Lucene's docid is this thing. Users can specify whatever id they want at the Elasticsearch level and that is stored in a field on the document and indexed in lucene, but it is just another field to Lucene.


(Sohaib) #11

Thanks for the help Nik. I have now put in the required padding after incorporating your suggestions (there weren't too many so I guess I am doing something right or something completely wrong :smiley: ) and shared the draft from the GSoC platform. Feel free to have a look and suggest changes if any.

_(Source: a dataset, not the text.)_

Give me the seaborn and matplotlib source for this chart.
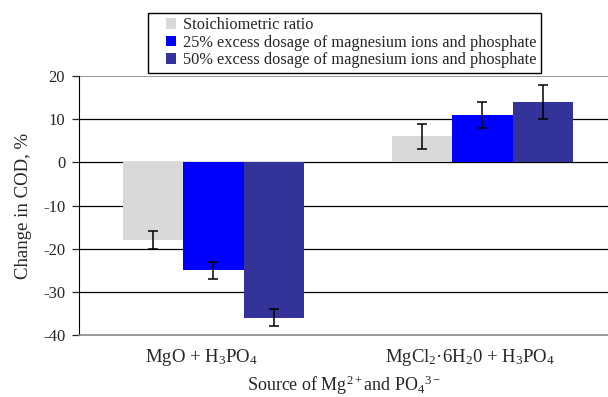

Also would be cool if @xeraa could take a look to see if the format is what you guys expect :slight_smile:

Meanwhile, I will continue to work on the REST client issue to increase familiarity with the codebase and will keep you updated.


(Sohaib) #12

Maybe it is a bit late to ask this but I have been working on the high-level REST API client and seem to have familiarised myself by working on adding an API. The idea is fairly straightforward and well structured into subtasks so it does not look like a lot of work to me to design a proposal based on this. Is it okay for me to submit a proposal for the REST high-level client as well?

Since the project itself might get dropped on priority I thought it might be better to have a bit of diversity in terms of proposals. However, this does mean more work for you guys which is why I am asking this.


(xeraa) #13

Multiple proposals are definitely welcome — don't hold back ;-).

I think the number of slots we're getting is partly based on the submitted proposals (the more popular a project is, the more slots it will get), so we're definitely fine with receiving more. And we like to have more choice :smiley:

PS: I'll try to give feedback tomorrow, so you can still check it over the weekend / early next week. But I think Nik is more qualified for that than me, so I probably won't come up with anything major (either).


(Sohaib) #14

@xeraa Thanks for the feedback. @nik9000 I put in the other proposal for the Java High-Level REST Client as well. It is probably a tad too late but would be cool if you could find the time to have a cursory glance.

Thanks a ton for the all the time and help that you guys provided.